Earl doesn’t want the attention anyway. He pokes fun at the listeners expectations (“we heard you back, we need them raps nigga!) But the personal tales on “Burgandy” and “Chum” are just as great as the linguistic adventures of “Hive” and “Woah.” And he displays way more empathy and resonance than I would have ever given him credit for on “Sunday.” It’s just a relationship song, with Earl and Frank Ocean candidly talking to their significant others. Earl sets it off with some realer-than-real love talk that’s just as bare and plaintive as anything Drake or Kendrick could muster. “I know it don’t seem difficult to hit you up, but you’re not passionate about half the shit you into…and I don’t know why it’s difficult to admit that I miss you…I’m fuckin famous if you forgot, I’m faithful despite what’s all in my face or my pocket.” And this is all before Frankie delivers maybe the verse of the year! You don’t need to be famous to understand those feelings and Earl doesn’t need to have hit rock bottom in order for them to be worth exploring.
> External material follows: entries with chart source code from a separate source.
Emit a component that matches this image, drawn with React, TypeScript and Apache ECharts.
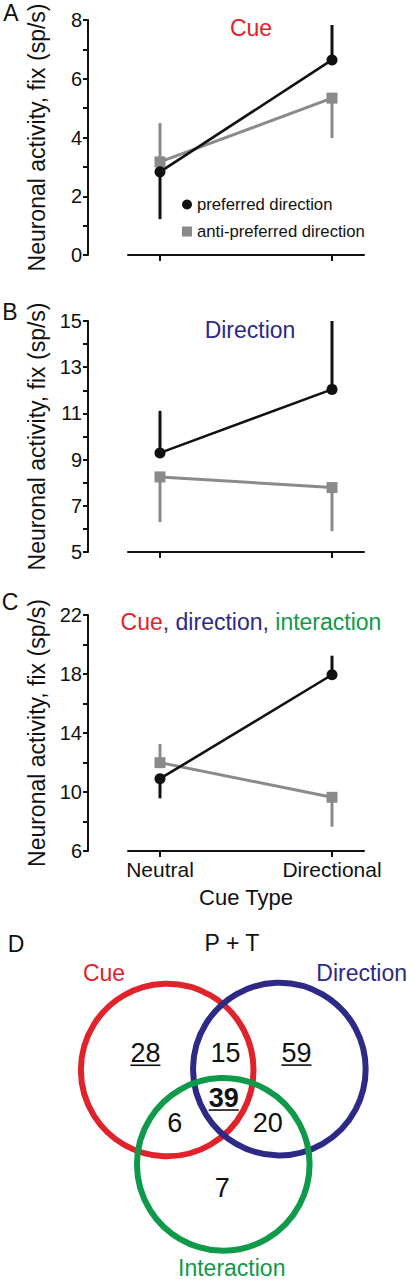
import React, { useEffect, useRef } from "react";
import * as echarts from "echarts";

// ---------- data ----------
const categories = ["Neutral", "Directional"];
const catPos = [0, 1];

const prefA = [2.83, 6.64];
const prefAErr = [1.22, 7.83];
const antiA = [3.17, 5.34];
const antiAErr = [4.49, 3.98];

const prefB = [9.29, 12.04];
const prefBErr = [11.11, 15.0];
const antiB = [8.25, 7.79];
const antiBErr = [6.3, 5.9];

const prefC = [10.9, 17.95];
const prefCErr = [9.57, 19.24];
const antiC = [11.99, 9.64];
const antiCErr = [13.25, 7.65];

const yLabelsA = [0, 2, 4, 6, 8];
const yLabelsB = [5, 7, 9, 11, 13, 15];
const yLabelsC = [6, 10, 14, 18, 22];

const vennSets = ["Cue", "Direction", "Interaction"];
const vennCounts = [28, 15, 59, 39, 6, 20, 7];
const vennUnderlined = [true, false, true, true, false, false, false];
const vennBold = [false, false, false, true, false, false, false];

// ---------- layout (venn units) ----------
const vennCenterX = [0, 1.26, 0.63];
const vennCenterY = [0, 0.01, -1.06];
const vennRadius = 0.97;
const vennLabelX = [-0.71, 2.185, 0.725];
const vennLabelY = [1.09, 1.09, -2.225];
const countX = [-0.245, 0.654, 1.452, 0.635, 0.084, 1.129, 0.62];
const countY = [0.188, 0.19, 0.19, -0.315, -0.596, -0.596, -1.326];

const FONT = '"Liberation Sans", Arial, Helvetica, sans-serif';
const BLACK = "#111111";
const GRAY = "#8a8a8a";
const RED = "#e0222a";
const BLUE = "#2c2a86";
const GREEN = "#0e9a48";
const vennColors = [RED, BLUE, GREEN];

const PREF = "preferred direction";
const ANTI = "anti-preferred direction";

export default function App() {
  const ref = useRef<HTMLDivElement>(null);

  useEffect(() => {
    if (!ref.current) return;
    const chart = echarts.init(ref.current, undefined, { renderer: "svg" });

    const panels = [
      { top: 20, height: 235, min: 0, max: 8, interval: 1, labels: yLabelsA, pref: prefA, prefErr: prefAErr, anti: antiA, antiErr: antiAErr, showX: false },
      { top: 321, height: 231, min: 5, max: 15, interval: 1, labels: yLabelsB, pref: prefB, prefErr: prefBErr, anti: antiB, antiErr: antiBErr, showX: false },
      { top: 615, height: 236, min: 6, max: 22, interval: 2, labels: yLabelsC, pref: prefC, prefErr: prefCErr, anti: antiC, antiErr: antiCErr, showX: true },
    ];

    const grids: any[] = panels.map((p) => ({ left: 128, right: 43, top: p.top, height: p.height }));
    grids.push({ left: 7, top: 892, width: 391.6, height: 382.7 });

    const xAxes: any[] = panels.map((p, i) => ({
      gridIndex: i,
      type: "value",
      min: -0.186,
      max: 1.186,
      axisLine: { show: true, onZero: false, lineStyle: { color: BLACK, width: 2 } },
      axisTick: { show: true, customValues: catPos, length: 6, lineStyle: { color: BLACK, width: 2 } },
      axisLabel: {
        show: p.showX,
        customValues: catPos,
        formatter: (v: number) => categories[Math.round(v)] ?? "",
        fontSize: 21,
        color: BLACK,
        fontFamily: FONT,
        margin: 8,
      },
      splitLine: { show: false },
      name: p.showX ? "Cue Type" : "",
      nameLocation: "middle",
      nameGap: 35,
      nameTextStyle: { fontSize: 22, color: BLACK, fontFamily: FONT },
    }));
    xAxes.push({ gridIndex: 3, type: "value", min: -1.8, max: 2.6, show: false });

    const yAxes: any[] = panels.map((p, i) => ({
      gridIndex: i,
      type: "value",
      position: "left",
      min: p.min,
      max: p.max,
      interval: p.interval,
      offset: 40,
      axisLine: { show: true, onZero: false, lineStyle: { color: BLACK, width: 2 } },
      axisTick: { show: true, length: 5, lineStyle: { color: BLACK, width: 2 } },
      axisLabel: {
        formatter: (v: number) => (p.labels.includes(v) ? String(v) : ""),
        fontSize: 20,
        color: BLACK,
        fontFamily: FONT,
        margin: 6,
      },
      splitLine: { show: false },
      name: "Neuronal activity, fix (sp/s)",
      nameLocation: "middle",
      nameGap: 40,
      nameTextStyle: { fontSize: 23, color: BLACK, fontFamily: FONT },
    }));
    yAxes.push({ gridIndex: 3, type: "value", min: -2.3, max: 2.0, show: false });

    const errSeries = (i: number, means: number[], ends: number[], color: string) => ({
      type: "custom",
      xAxisIndex: i,
      yAxisIndex: i,
      z: 1,
      silent: true,
      data: catPos.map((x, k) => [x, means[k], ends[k]]),
      renderItem: (_params: any, api: any) => {
        const p0 = api.coord([api.value(0), api.value(1)]);
        const p1 = api.coord([api.value(0), api.value(2)]);
        return {
          type: "line",
          shape: { x1: p0[0], y1: p0[1], x2: p1[0], y2: p1[1] },
          style: { stroke: color, lineWidth: 3 },
        };
      },
    });

    const series: any[] = [];
    panels.forEach((p, i) => {
      series.push(errSeries(i, p.anti, p.antiErr, GRAY));
      series.push(errSeries(i, p.pref, p.prefErr, BLACK));
      series.push({
        name: ANTI,
        type: "line",
        xAxisIndex: i,
        yAxisIndex: i,
        z: 2,
        data: catPos.map((x, k) => [x, p.anti[k]]),
        symbol: "rect",
        symbolSize: 11,
        lineStyle: { color: GRAY, width: 3 },
        itemStyle: { color: GRAY },
      });
      series.push({
        name: PREF,
        type: "line",
        xAxisIndex: i,
        yAxisIndex: i,
        z: 3,
        data: catPos.map((x, k) => [x, p.pref[k]]),
        symbol: "circle",
        symbolSize: 11,
        lineStyle: { color: BLACK, width: 2.6 },
        itemStyle: { color: BLACK },
      });
    });

    // Venn circles
    series.push({
      type: "custom",
      xAxisIndex: 3,
      yAxisIndex: 3,
      silent: true,
      data: vennSets.map((s, k) => [vennCenterX[k], vennCenterY[k], s]),
      renderItem: (params: any, api: any) => {
        const c = api.coord([api.value(0), api.value(1)]);
        const r = api.size([vennRadius, 0])[0];
        return {
          type: "circle",
          shape: { cx: c[0], cy: c[1], r },
          style: { fill: "none", stroke: vennColors[params.dataIndex], lineWidth: 6 },
        };
      },
    });
    // Venn set labels
    series.push({
      type: "custom",
      xAxisIndex: 3,
      yAxisIndex: 3,
      silent: true,
      data: vennSets.map((s, k) => [vennLabelX[k], vennLabelY[k], s]),
      renderItem: (params: any, api: any) => {
        const c = api.coord([api.value(0), api.value(1)]);
        return {
          type: "text",
          x: c[0],
          y: c[1],
          style: {
            text: vennSets[params.dataIndex],
            fill: vennColors[params.dataIndex],
            fontSize: 23,
            fontFamily: FONT,
            align: "center",
            verticalAlign: "middle",
          },
        };
      },
    });
    // Venn counts
    series.push({
      type: "custom",
      xAxisIndex: 3,
      yAxisIndex: 3,
      silent: true,
      z: 4,
      data: vennCounts.map((n, k) => [countX[k], countY[k], n]),
      renderItem: (params: any, api: any) => {
        const k = params.dataIndex;
        const c = api.coord([api.value(0), api.value(1)]);
        const txt = String(vennCounts[k]);
        const w = txt.length * 0.556 * 27;
        const children: any[] = [
          {
            type: "text",
            x: c[0],
            y: c[1],
            style: {
              text: txt,
              fill: BLACK,
              fontSize: 27,
              fontWeight: vennBold[k] ? "bold" : "normal",
              fontFamily: FONT,
              align: "center",
              verticalAlign: "middle",
            },
          },
        ];
        if (vennUnderlined[k]) {
          children.push({
            type: "line",
            shape: { x1: c[0] - w / 2, y1: c[1] + 12, x2: c[0] + w / 2, y2: c[1] + 12 },
            style: { stroke: BLACK, lineWidth: 1.6 },
          });
        }
        return { type: "group", children };
      },
    });

    const txt = (text: string, x: number, y: number, fill: string, size: number, extra: any = {}) => ({
      type: "text",
      x,
      y,
      style: { text, fill, fontSize: size, fontFamily: FONT, align: "center", verticalAlign: "middle", ...extra },
    });

    chart.setOption({
      animation: false,
      backgroundColor: "#ffffff",
      grid: grids,
      xAxis: xAxes,
      yAxis: yAxes,
      legend: {
        orient: "vertical",
        left: 177,
        top: 191,
        itemWidth: 10,
        itemHeight: 10,
        itemGap: 10,
        itemStyle: { borderWidth: 0 },
        textStyle: { fontSize: 16.7, color: BLACK, fontFamily: FONT },
        selectedMode: false,
        data: [
          { name: PREF, icon: "circle" },
          { name: ANTI, icon: "rect" },
        ],
      },
      series,
      graphic: [
        txt("A", 11, 13, BLACK, 23),
        txt("B", 10, 312, BLACK, 23),
        txt("C", 10, 602, BLACK, 23),
        txt("D", 16, 944, BLACK, 23),
        txt("Cue", 251, 28, RED, 23),
        txt("Direction", 250, 330, BLUE, 23),
        {
          type: "text",
          x: 251,
          y: 622,
          style: {
            text: "{r|Cue}, {b|direction}, {g|interaction}",
            fill: BLUE,
            fontSize: 23,
            fontFamily: FONT,
            align: "center",
            verticalAlign: "middle",
            rich: {
              r: { fill: RED, fontSize: 23, fontFamily: FONT },
              b: { fill: BLUE, fontSize: 23, fontFamily: FONT },
              g: { fill: GREEN, fontSize: 23, fontFamily: FONT },
            },
          },
        },
        txt("P + T", 232, 943, BLACK, 23),
      ],
    });

    return () => chart.dispose();
  }, []);

  return (
    <div
      ref={ref}
      style={{ position: "absolute", left: 0, top: 0, width: 407, height: 1280, background: "#fff" }}
    />
  );
}
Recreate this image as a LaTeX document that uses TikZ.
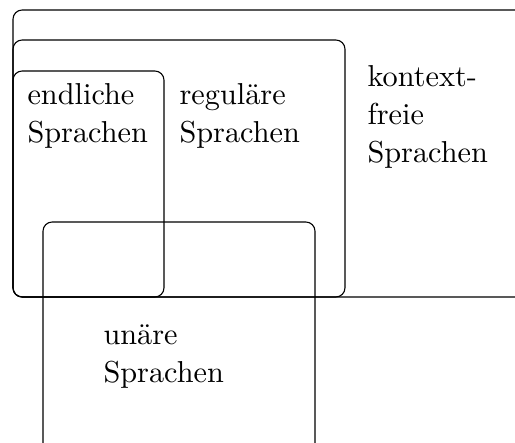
\documentclass[tikz,border=0pt]{standalone}
\begin{document}
\begin{tikzpicture}[x=0.36pt,y=-0.36pt,
  setbox/.style={draw,line width=0.4pt,rounded corners=3.3pt},
  lbl/.style={anchor=base west,inner sep=0pt,align=left,font=\fontsize{10.9}{13.85}\selectfont}]
\useasboundingbox (0,0) rectangle (515,443);
\clip (0,0) rectangle (515,443);
\draw[setbox] (13,10) rectangle (540,297);
\draw[setbox] (13,40) rectangle (345,297);
\draw[setbox] (13,71) rectangle (164,297);
\draw[setbox] (43,222) rectangle (315,470);
\node[lbl] (endl) at (27,143) {endliche\\Sprachen};
\node[lbl] (regl) at (179,143) {reguläre\\Sprachen};
\node[lbl] (cfl) at (367,163) {kontext-\\freie\\Sprachen};
\node[lbl] (unl) at (103,383) {unäre\\Sprachen};
\end{tikzpicture}
\end{document}
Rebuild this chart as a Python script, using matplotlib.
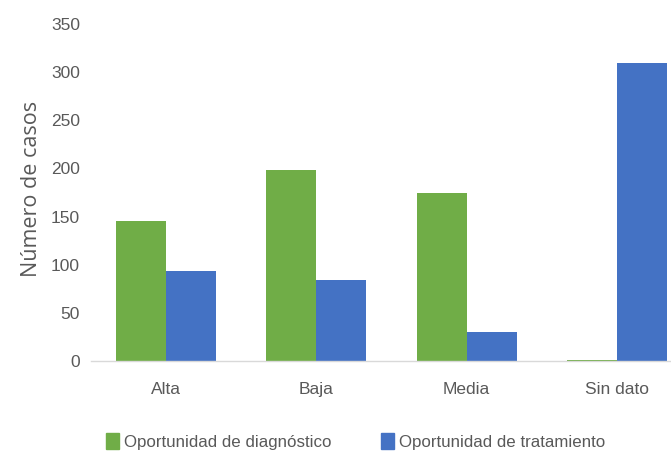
import matplotlib
matplotlib.use("Agg")
import matplotlib.pyplot as plt
from matplotlib.patches import Patch
import numpy as np

categories = ["Alta", "Baja", "Media", "Sin dato"]
diagnostico = [145, 198, 175, 1]
tratamiento = [94, 84, 30, 310]
series_names = ["Oportunidad de diagnóstico", "Oportunidad de tratamiento"]
y_ticks = [0, 50, 100, 150, 200, 250, 300, 350]

GREEN = "#70AD47"
BLUE = "#4472C4"
TEXT = "#595959"

plt.rcParams["font.family"] = ["Liberation Sans", "DejaVu Sans"]

fig = plt.figure(figsize=(6.71, 4.53), dpi=100)
ax = fig.add_axes([0.1356, 0.203, 0.8644, 0.744])

x = np.arange(len(categories))
w = 1 / 3
ax.bar(x - w / 2, diagnostico, width=w, color=GREEN)
ax.bar(x + w / 2, tratamiento, width=w, color=BLUE)

ax.set_xlim(-0.5, 3.36)
ax.set_ylim(0, 350)
ax.set_yticks(y_ticks)
ax.set_xticks(x)
ax.set_xticklabels(categories)

for s in ["top", "right", "left"]:
    ax.spines[s].set_visible(False)
ax.spines["bottom"].set_color("#D9D9D9")
ax.spines["bottom"].set_linewidth(1.0)
ax.tick_params(axis="both", length=0, colors=TEXT, labelsize=12.5)
ax.tick_params(axis="y", pad=8)
ax.tick_params(axis="x", pad=15)

ax.set_ylabel("Número de casos", color=TEXT, fontsize=15.5,
              family=["Open Sans", "DejaVu Sans"])
ax.yaxis.set_label_coords(-0.085, 0.51)

handles = [Patch(color=GREEN), Patch(color=BLUE)]
fig.legend(handles, series_names, loc="center", bbox_to_anchor=(0.53, 0.025),
           ncol=2, frameon=False, fontsize=12.2, labelcolor=TEXT,
           handlelength=0.8, handleheight=1.0, handletextpad=0.3, columnspacing=2.9)

fig.savefig("out.png", dpi=100)
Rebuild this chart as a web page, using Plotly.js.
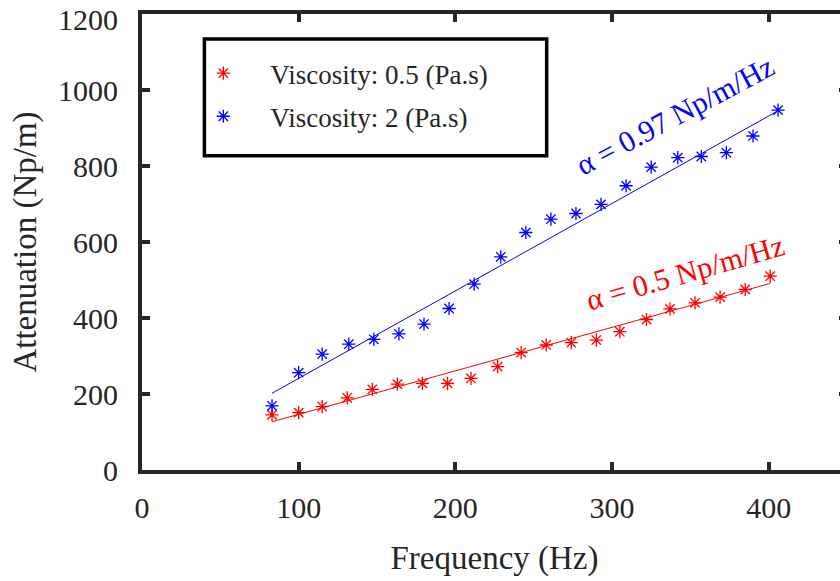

It’s honest. When he says on the chorus that his dreams got dimmer when he stopped smoking pot and his nightmares got more vivid when he stopped smoking pot, it makes sense that the whole album is filtered through a dead-eyed THC haze.
Everyone should try to abandon hype when listening to an album so it could be judged fairly, but I still think it lives up to expectations. The 16 year old prodigy grew into an introspective artist. Say goodbye to the Ritalin regiment. There’s something sinister to it.